**Supplied data:**
____

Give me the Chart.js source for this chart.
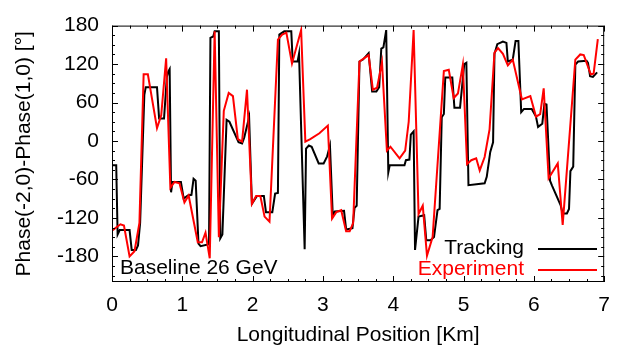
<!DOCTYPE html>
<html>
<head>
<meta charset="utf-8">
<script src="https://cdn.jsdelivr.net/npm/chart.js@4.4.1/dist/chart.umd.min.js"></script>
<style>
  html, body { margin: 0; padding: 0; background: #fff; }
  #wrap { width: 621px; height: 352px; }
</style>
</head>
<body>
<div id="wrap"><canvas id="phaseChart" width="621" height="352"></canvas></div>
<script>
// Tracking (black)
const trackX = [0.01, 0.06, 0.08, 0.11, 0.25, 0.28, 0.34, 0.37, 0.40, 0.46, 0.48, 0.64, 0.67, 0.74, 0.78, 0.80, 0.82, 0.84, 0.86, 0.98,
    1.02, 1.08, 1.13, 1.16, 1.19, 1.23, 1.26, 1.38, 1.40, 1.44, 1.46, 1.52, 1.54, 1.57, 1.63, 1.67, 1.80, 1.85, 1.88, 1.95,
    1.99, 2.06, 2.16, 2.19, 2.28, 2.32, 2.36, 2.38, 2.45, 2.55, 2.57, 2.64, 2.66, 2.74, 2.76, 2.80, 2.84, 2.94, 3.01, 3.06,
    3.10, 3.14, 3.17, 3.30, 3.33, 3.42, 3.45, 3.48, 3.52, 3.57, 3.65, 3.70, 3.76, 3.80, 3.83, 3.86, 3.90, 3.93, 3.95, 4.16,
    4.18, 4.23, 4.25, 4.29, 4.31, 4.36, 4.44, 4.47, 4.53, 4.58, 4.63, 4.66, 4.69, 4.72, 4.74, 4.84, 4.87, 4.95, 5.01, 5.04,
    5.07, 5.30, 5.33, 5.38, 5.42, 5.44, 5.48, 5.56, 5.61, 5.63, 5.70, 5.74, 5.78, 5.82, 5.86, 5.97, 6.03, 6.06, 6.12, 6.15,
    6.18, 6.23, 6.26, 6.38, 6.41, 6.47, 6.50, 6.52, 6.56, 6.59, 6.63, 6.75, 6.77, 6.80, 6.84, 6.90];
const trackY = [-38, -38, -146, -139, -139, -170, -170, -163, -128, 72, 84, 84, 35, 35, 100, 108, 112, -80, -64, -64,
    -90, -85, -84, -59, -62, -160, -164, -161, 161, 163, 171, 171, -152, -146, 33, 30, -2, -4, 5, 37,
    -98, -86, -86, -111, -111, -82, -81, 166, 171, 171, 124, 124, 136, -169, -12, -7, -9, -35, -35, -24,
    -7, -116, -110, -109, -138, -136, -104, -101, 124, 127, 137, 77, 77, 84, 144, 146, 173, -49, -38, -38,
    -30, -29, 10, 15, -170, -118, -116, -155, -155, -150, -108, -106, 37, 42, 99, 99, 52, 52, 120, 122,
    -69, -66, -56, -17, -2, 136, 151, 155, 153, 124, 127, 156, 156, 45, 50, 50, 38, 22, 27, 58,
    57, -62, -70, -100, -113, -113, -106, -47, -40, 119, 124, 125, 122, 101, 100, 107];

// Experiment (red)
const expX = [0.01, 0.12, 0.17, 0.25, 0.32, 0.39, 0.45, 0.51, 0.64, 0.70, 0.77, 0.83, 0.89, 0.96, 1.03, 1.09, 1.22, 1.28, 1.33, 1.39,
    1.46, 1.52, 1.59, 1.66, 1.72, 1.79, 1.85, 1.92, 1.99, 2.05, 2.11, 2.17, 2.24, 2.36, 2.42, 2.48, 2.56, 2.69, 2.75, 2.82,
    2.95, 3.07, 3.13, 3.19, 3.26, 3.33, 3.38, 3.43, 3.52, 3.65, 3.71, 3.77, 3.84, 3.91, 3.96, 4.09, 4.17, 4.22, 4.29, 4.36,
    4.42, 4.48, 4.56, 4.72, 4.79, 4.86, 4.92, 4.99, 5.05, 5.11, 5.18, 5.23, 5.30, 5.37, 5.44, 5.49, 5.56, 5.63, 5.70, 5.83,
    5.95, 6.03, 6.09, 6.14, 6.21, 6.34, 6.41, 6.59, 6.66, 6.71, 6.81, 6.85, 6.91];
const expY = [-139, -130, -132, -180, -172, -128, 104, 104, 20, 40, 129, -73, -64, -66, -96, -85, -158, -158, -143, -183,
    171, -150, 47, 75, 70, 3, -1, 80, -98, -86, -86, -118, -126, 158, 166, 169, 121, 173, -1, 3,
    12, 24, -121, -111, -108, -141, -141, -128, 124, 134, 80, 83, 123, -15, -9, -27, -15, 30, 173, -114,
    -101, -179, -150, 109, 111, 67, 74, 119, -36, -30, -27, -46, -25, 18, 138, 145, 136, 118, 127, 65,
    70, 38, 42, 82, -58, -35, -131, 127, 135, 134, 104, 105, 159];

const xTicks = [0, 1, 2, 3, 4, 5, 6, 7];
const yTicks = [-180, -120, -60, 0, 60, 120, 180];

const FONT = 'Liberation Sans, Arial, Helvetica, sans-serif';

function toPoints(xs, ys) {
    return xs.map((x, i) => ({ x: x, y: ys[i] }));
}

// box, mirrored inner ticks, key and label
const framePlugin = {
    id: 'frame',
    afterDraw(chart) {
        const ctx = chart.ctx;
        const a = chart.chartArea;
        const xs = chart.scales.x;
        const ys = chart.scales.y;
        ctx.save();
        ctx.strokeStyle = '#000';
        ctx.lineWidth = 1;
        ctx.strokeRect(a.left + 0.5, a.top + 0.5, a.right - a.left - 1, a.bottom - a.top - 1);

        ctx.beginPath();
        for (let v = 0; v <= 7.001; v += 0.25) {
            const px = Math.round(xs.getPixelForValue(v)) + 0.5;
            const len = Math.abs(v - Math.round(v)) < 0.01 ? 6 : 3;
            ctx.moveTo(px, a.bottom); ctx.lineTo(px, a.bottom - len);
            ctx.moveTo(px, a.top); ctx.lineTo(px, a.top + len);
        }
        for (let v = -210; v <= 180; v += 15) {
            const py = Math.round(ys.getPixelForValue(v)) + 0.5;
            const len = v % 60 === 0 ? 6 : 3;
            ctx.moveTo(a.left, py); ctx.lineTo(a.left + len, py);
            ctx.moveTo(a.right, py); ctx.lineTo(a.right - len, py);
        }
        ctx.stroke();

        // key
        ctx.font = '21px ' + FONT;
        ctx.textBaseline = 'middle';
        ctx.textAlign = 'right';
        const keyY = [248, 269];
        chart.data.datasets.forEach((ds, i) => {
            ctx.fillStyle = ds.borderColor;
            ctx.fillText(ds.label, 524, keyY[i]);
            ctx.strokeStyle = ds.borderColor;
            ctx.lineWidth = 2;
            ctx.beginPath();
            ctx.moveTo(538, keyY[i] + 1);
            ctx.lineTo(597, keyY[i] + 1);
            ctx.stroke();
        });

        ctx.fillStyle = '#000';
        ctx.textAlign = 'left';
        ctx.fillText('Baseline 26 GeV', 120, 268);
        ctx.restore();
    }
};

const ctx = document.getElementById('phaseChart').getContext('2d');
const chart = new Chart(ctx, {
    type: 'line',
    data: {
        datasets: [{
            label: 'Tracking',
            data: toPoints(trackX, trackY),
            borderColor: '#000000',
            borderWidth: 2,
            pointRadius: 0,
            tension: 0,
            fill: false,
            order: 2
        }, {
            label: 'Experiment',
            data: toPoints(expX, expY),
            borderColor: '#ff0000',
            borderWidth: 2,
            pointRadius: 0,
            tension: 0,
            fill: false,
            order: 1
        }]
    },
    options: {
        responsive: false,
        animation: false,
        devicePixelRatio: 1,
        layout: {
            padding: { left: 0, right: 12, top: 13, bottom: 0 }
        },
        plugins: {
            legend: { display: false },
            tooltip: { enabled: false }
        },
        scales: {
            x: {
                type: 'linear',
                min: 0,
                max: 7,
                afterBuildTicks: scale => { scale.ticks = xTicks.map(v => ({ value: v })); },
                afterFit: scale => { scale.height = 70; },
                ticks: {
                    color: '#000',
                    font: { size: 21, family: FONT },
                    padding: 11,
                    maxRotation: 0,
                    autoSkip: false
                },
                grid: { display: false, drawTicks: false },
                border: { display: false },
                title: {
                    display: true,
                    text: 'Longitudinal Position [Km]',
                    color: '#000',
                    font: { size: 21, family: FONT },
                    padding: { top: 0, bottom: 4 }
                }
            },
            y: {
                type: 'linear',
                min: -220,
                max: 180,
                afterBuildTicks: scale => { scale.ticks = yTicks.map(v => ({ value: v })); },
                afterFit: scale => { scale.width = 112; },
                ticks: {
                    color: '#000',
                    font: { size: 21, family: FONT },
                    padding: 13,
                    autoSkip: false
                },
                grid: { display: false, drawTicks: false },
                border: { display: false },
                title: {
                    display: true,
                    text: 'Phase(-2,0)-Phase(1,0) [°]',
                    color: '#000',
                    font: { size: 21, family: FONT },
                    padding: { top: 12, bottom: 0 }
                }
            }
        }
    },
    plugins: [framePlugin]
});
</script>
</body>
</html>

____

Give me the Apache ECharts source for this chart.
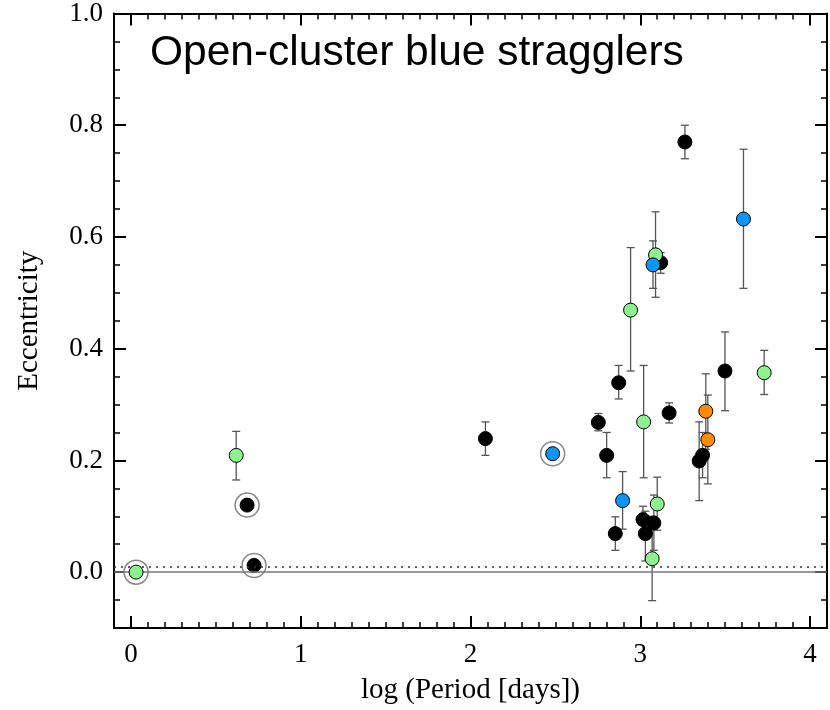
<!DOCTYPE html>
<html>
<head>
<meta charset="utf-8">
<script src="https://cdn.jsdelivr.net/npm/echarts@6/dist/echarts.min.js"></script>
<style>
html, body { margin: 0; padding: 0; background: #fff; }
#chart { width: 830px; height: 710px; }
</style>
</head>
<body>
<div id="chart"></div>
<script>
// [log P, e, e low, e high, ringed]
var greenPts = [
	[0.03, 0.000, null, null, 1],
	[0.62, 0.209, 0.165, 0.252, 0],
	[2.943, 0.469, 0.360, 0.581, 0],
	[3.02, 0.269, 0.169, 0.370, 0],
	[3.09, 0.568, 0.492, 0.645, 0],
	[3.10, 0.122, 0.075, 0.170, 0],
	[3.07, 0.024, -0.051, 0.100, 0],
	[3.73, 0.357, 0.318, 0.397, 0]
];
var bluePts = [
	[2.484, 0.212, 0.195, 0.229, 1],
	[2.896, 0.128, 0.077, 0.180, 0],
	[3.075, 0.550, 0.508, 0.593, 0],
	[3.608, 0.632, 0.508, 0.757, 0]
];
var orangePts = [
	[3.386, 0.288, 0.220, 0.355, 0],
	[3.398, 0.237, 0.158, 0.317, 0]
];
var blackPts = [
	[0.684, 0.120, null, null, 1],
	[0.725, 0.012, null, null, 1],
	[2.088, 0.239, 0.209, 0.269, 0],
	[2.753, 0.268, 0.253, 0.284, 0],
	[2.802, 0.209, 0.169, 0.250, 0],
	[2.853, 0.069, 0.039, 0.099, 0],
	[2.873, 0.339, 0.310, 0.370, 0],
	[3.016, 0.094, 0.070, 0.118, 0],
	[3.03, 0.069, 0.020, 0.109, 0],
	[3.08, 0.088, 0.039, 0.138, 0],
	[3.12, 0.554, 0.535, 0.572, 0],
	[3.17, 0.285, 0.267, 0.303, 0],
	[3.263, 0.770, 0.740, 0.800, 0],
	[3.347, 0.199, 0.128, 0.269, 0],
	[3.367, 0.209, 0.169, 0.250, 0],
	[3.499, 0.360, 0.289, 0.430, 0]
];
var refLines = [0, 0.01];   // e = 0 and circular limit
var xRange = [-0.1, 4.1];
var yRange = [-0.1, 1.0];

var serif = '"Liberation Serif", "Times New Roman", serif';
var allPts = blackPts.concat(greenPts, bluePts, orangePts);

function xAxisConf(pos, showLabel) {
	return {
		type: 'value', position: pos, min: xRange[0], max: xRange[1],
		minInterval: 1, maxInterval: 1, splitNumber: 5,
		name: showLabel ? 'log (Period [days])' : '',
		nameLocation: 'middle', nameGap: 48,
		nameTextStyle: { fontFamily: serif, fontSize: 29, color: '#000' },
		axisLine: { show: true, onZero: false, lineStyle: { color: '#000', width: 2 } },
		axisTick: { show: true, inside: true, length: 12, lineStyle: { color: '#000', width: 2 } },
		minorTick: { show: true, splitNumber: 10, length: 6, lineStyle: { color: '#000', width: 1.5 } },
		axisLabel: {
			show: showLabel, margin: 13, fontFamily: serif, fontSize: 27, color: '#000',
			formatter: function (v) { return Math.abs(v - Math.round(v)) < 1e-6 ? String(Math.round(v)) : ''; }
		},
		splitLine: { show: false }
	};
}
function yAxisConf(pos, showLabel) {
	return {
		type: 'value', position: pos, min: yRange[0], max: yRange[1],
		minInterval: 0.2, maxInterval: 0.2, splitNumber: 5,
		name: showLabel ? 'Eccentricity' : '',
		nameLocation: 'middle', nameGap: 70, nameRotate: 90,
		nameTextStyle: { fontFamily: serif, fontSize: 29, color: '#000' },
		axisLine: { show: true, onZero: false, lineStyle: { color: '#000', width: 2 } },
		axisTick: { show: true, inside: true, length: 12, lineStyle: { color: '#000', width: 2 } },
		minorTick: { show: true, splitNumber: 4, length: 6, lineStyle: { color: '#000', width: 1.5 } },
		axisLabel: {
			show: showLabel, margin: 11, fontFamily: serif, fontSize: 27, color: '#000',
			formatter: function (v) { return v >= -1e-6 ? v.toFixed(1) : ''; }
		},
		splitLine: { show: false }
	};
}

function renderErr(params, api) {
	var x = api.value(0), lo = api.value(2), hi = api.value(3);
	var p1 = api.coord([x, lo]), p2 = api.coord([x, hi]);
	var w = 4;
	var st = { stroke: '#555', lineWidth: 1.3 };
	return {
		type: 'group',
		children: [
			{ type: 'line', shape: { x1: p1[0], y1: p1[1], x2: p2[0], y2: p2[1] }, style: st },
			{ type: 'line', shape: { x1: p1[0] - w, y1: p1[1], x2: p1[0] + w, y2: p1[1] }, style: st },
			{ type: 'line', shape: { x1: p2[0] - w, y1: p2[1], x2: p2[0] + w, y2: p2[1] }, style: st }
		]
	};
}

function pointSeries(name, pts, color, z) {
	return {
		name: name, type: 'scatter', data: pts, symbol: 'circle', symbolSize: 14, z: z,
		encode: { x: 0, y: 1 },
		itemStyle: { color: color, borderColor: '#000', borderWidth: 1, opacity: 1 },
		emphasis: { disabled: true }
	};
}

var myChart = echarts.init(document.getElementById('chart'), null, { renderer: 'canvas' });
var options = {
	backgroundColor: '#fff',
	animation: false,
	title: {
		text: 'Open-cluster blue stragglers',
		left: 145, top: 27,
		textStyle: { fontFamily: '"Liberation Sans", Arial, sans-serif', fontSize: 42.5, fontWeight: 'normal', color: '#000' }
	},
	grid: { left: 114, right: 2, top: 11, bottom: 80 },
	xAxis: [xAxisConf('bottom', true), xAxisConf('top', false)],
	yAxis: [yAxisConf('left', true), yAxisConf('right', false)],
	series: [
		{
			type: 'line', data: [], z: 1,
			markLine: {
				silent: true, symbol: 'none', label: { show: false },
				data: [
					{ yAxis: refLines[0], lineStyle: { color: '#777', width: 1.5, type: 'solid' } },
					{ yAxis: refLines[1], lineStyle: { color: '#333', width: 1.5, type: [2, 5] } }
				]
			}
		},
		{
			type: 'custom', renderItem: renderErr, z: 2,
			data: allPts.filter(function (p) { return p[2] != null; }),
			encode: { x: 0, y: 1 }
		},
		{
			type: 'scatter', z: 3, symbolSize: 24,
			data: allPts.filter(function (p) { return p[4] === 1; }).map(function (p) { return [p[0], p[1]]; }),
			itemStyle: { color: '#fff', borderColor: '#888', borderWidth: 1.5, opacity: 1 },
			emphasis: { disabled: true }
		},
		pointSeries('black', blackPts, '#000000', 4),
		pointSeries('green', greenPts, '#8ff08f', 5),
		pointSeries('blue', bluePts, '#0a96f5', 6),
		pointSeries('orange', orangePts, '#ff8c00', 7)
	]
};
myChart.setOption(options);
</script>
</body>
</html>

____

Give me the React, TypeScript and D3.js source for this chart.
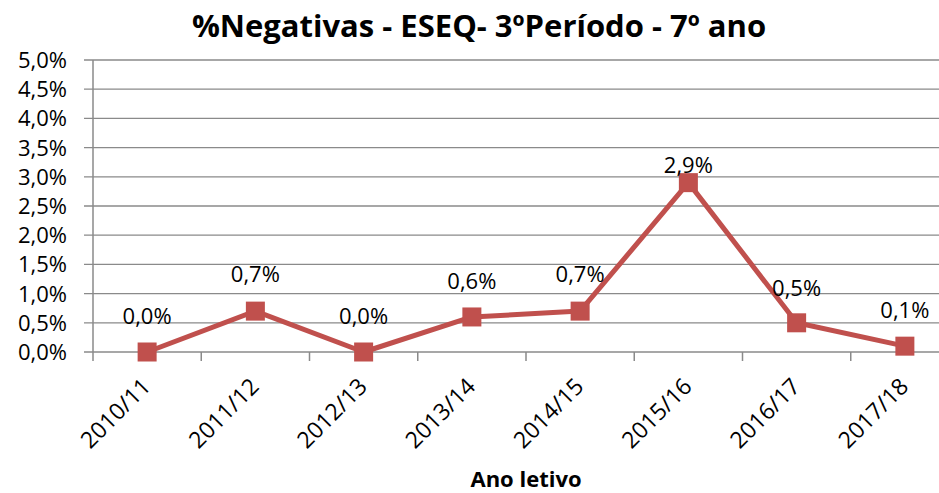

____

**Instructions to follow:** Show each line of the data that contains the string "Give".

**Answer to this task:**
Give me the Chart.js source for this chart.
Give me the Apache ECharts source for this chart.
Give me the React, TypeScript and D3.js source for this chart.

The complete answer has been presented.